I have a spring Batch job that basically reads from a file, processes each line and writes to an output (another file). Since the processing step is costly I want to have it run in multiple threads, but since the reading and writing steps are using files, those steps must be run on a single thread. I ended up having 3 flows, each running in parallel, with one step each, synchronized on 2 BlockingQueues. The read step reads from the file and writes to one queue. The processing step is multi-threaded and reads from the queue, processes and writes to another queue. The write step, reads from the second queue and writes the output to another file.

It works pretty well, except that i can't find a clean and 'fast' way to stop the job when everything is done. Right now i'm using 'poll' with a timeout on both queues, and assuming that if no item is present for some amount of seconds, then we're done. This delays the job termination by the specified amount of seconds, and i can't use a very small amount of time because by some external force (like machine load) the job can suffer delays.

I tried using something like a Poison Pill, but the problem is that if i override the 'doRead' method on the FlatFileItemReader to return a Poison Pill when it gets a 'null' (signifying end-of-file) then this reader will never end and the job never terminates.

Does anyone have a suggestion?
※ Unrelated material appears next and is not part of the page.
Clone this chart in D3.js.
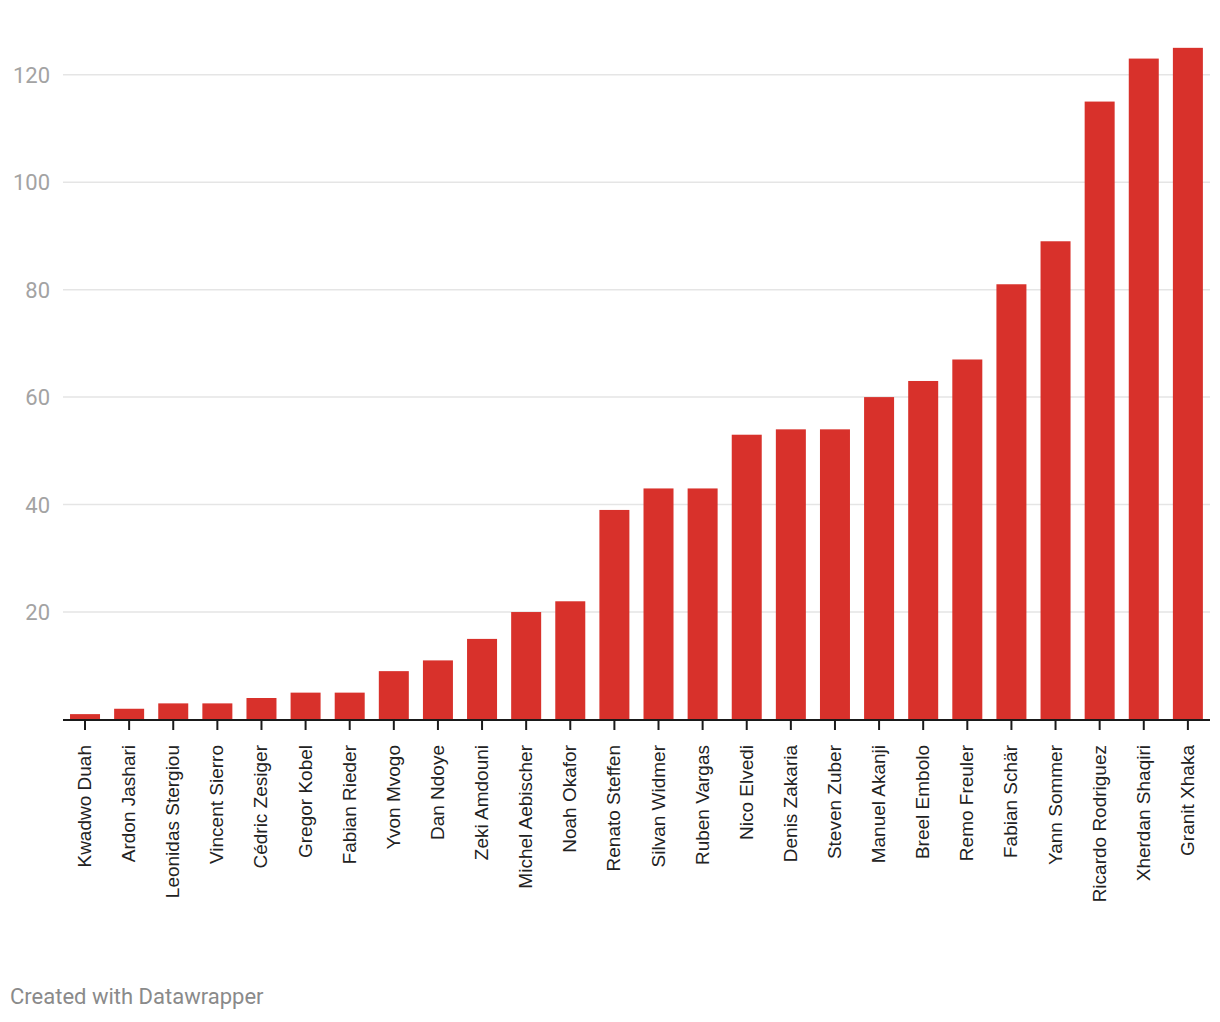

From the documentation i know that i could probably just put a "synchronized" on the reader from the read Step (file) and on the writer in the Write Step (file), but i'd really prefer a different solution.

2

2 Answers

2
votes

You can just add a stateful variable in your reader to track the end of the job.

public PoisoningReader<T> extends FlatFileItemReader<T> {
    private boolean endJob = false;

    @Override
    public T doRead() {
        if (endJob) {
            return null;
        }

        T object = super.doRead();
        if (object == null) {
            endJob = true;
            return new PoisonPill();
        }
        return item;
    }
0
votes

So, i'm going to post my solution in case anyone is interested or faces a similar problem.
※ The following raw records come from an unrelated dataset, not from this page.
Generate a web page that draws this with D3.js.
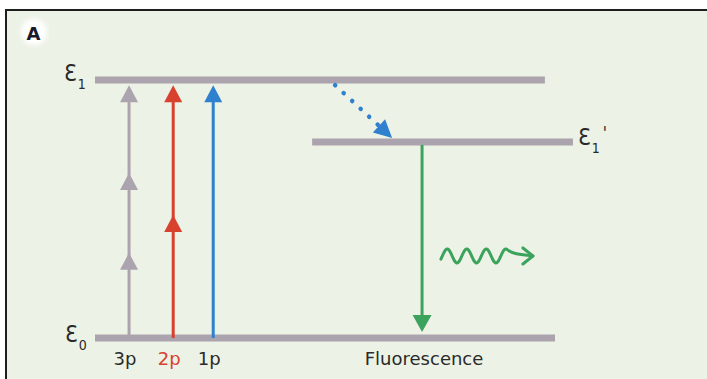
<!DOCTYPE html>
<html><head><meta charset="utf-8">
<script src="https://cdn.jsdelivr.net/npm/d3@7"></script>
<style>
body{margin:0;background:#fff;}
text{font-family:"DejaVu Sans",sans-serif;}
</style></head>
<body><svg id="c" width="707" height="379"></svg>
<script>
// ---- data ----
const levelSub = ["0", "1", "1"];
const levelPrime = ["", "", "'"];
const levelEnergy = [0, 1, 0.76];
const levelStart = [0, 0, 47.2];
const levelEnd = [100, 97.8, 103.9];

const excitationLabels = ["3p", "2p", "1p"];
const excitationX = [7.4, 17.0, 25.7];
const excitationHeads = [[0.33, 0.64, 0.98], [0.477, 0.98], [0.98]];

const relaxFrom = [52.2, 0.98];
const relaxTo = [64.6, 0.775];

const fluoX = 71.1;
const fluoFrom = 0.76;
const fluoTo = 0.023;

const emissionX = [75.2, 95.2];
const emissionEnergy = 0.318;

const bottomLabel = "Fluorescence";
const panelLabel = "A";

// ---- styles ----
const colors = {bg:"#edf2e6", level:"#aba3ae", "3p":"#aba3ae", "2p":"#d8412e", "1p":"#2f80cf", relax:"#2f80cf", fluo:"#3ca35d", text:"#2a2a2a"};
const labelColors = {"3p":"#2a2a2a", "2p":"#d8412e", "1p":"#2a2a2a"};

const svg = d3.select("#c");
const x = d3.scaleLinear().domain([0, 100]).range([95, 555]);
const y = d3.scaleLinear().domain([0, 1]).range([338, 80]);

svg.append("rect").attr("x", 6).attr("y", 10).attr("width", 720).attr("height", 400)
  .attr("fill", colors.bg).attr("stroke", "#1e1e1e").attr("stroke-width", 2);

// panel label
const defs = svg.append("defs");
defs.append("filter").attr("id", "blur").append("feGaussianBlur").attr("stdDeviation", 2);
svg.append("circle").attr("cx", 34).attr("cy", 32).attr("r", 13).attr("fill", "#fff").attr("filter", "url(#blur)");
svg.append("text").attr("x", 33.5).attr("y", 39.5).attr("text-anchor", "middle")
  .attr("font-size", 18).attr("font-weight", "bold").attr("fill", "#1a1a2a").text(panelLabel);

// levels
levelEnergy.forEach((e, i) => {
  svg.append("line").attr("x1", x(levelStart[i])).attr("x2", x(levelEnd[i]))
    .attr("y1", y(e)).attr("y2", y(e)).attr("stroke", colors.level).attr("stroke-width", 7);
});

function symbol(tx, ty, sub, prime) {
  const t = svg.append("text").attr("x", tx).attr("y", ty).attr("fill", colors.text)
    .attr("font-size", 23).style("font-family", "'DejaVu Sans Condensed','DejaVu Sans',sans-serif").style("font-stretch", "condensed");
  t.append("tspan").text("Ɛ");
  t.append("tspan").attr("font-size", 14).attr("dy", 8).attr("dx", 1).text(sub);
  if (prime) t.append("tspan").attr("font-size", 17).attr("dy", -14).attr("dx", 3).text(prime);
}
symbol(64, y(levelEnergy[1]) + 1, levelSub[1], levelPrime[1]);
symbol(65, y(levelEnergy[0]) + 4, levelSub[0], levelPrime[0]);
symbol(x(levelEnd[2]) + 5, y(levelEnergy[2]) + 3, levelSub[2], levelPrime[2]);

function head(tx, ty, angle, w, l, color) {
  const ca = Math.cos(angle), sa = Math.sin(angle);
  const bx = tx - l * ca, by = ty - l * sa;
  const px = -sa * w / 2, py = ca * w / 2;
  svg.append("path").attr("d", `M${tx},${ty}L${bx + px},${by + py}L${bx - px},${by - py}Z`).attr("fill", color);
}

// excitation arrows
excitationLabels.forEach((lab, i) => {
  const cx = x(excitationX[i]);
  const heads = excitationHeads[i];
  const top = y(heads[heads.length - 1]);
  svg.append("line").attr("x1", cx).attr("x2", cx).attr("y1", y(0)).attr("y2", top + 10)
    .attr("stroke", colors[lab]).attr("stroke-width", 3);
  heads.forEach(h => head(cx, y(h), -Math.PI / 2, 18, 17, colors[lab]));
  svg.append("text").attr("x", cx - 4).attr("y", 365).attr("text-anchor", "middle")
    .attr("font-size", 18).attr("fill", labelColors[lab]).text(lab);
});

// relaxation dotted arrow
{
  const x1 = x(relaxFrom[0]), y1 = y(relaxFrom[1]), x2 = x(relaxTo[0]), y2 = y(relaxTo[1]);
  const ang = Math.atan2(y2 - y1, x2 - x1);
  const ex = x2 - 16 * Math.cos(ang), ey = y2 - 16 * Math.sin(ang);
  svg.append("line").attr("x1", x1).attr("y1", y1).attr("x2", ex).attr("y2", ey)
    .attr("stroke", colors.relax).attr("stroke-width", 4.5).attr("stroke-linecap", "round")
    .attr("stroke-dasharray", "0.1 11.5");
  head(x2, y2, ang, 18, 18, colors.relax);
}

// fluorescence arrow
{
  const cx = x(fluoX);
  svg.append("line").attr("x1", cx).attr("x2", cx).attr("y1", y(fluoFrom) + 3).attr("y2", y(fluoTo) - 12)
    .attr("stroke", colors.fluo).attr("stroke-width", 3);
  head(cx, y(fluoTo), Math.PI / 2, 19, 17, colors.fluo);
}

// emitted photon wave
{
  const xs = x(emissionX[0]), xe = x(emissionX[1]), cy = y(emissionEnergy);
  const lam = 19.5, amp = 7, waveEnd = xs + lam * 3.4;
  const pts = [];
  for (let px = xs; px <= waveEnd; px += 0.5) {
    pts.push([px, cy + amp * Math.cos((px - xs) / lam * 2 * Math.PI + Math.PI * 0.35)]);
  }
  pts.push([waveEnd + 6, cy - 2]);
  pts.push([xe, cy]);
  svg.append("path").attr("d", d3.line().curve(d3.curveBasis)(pts))
    .attr("fill", "none").attr("stroke", colors.fluo).attr("stroke-width", 3).attr("stroke-linecap", "round");
  svg.append("path").attr("d", `M${xe - 10},${cy - 8}L${xe},${cy}L${xe - 10},${cy + 8}`)
    .attr("fill", "none").attr("stroke", colors.fluo).attr("stroke-width", 3).attr("stroke-linecap", "round").attr("stroke-linejoin", "round");
}

svg.append("text").attr("x", x(fluoX) + 2).attr("y", 365).attr("text-anchor", "middle")
  .attr("font-size", 18).attr("fill", colors.text).text(bottomLabel);
</script></body></html>
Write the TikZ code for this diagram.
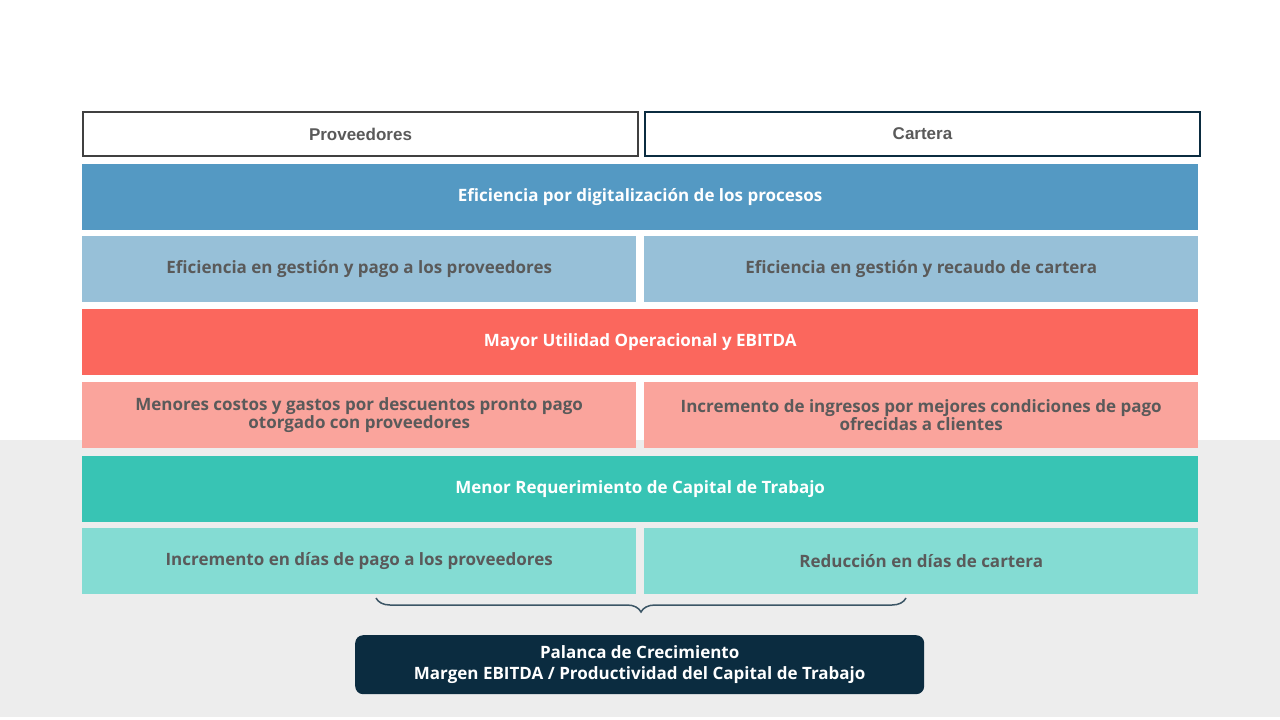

I, summary i ended up using a Poison Pill as Dean Clark suggested. I eventually simplified the job to only use one BlockingQueue, but i still had the problem of how to inject the Poison Pill, since it's a queue shared between steps, not inside one single step..

Basically, instead of mucking around the Readers to return the Poison Pill, and the processors to detect it and ignore it, i just let Spring Batch run normally and i just added a listener to the Step responsible for injecting the Poison Pill. This listener overrides "afterStep" and just adds it to the Queue. The Step reading from the Queue will get the Poison Pill and the end of the Queue, signifying "no more work to do" and will terminate normally, by returning null.

Another 'quirk' to this is that in one Job, the Step that reads from the Queue is configured with a ThreadPool to process items in parallel so i need to kill/unblock all the threads reading from the Queue. A nice trick was having the Reader read from the Queue and if it's a Poison Pill, just re-inject it into the Queue and return null. This way every thread get's a Poison Pill and terminates properly.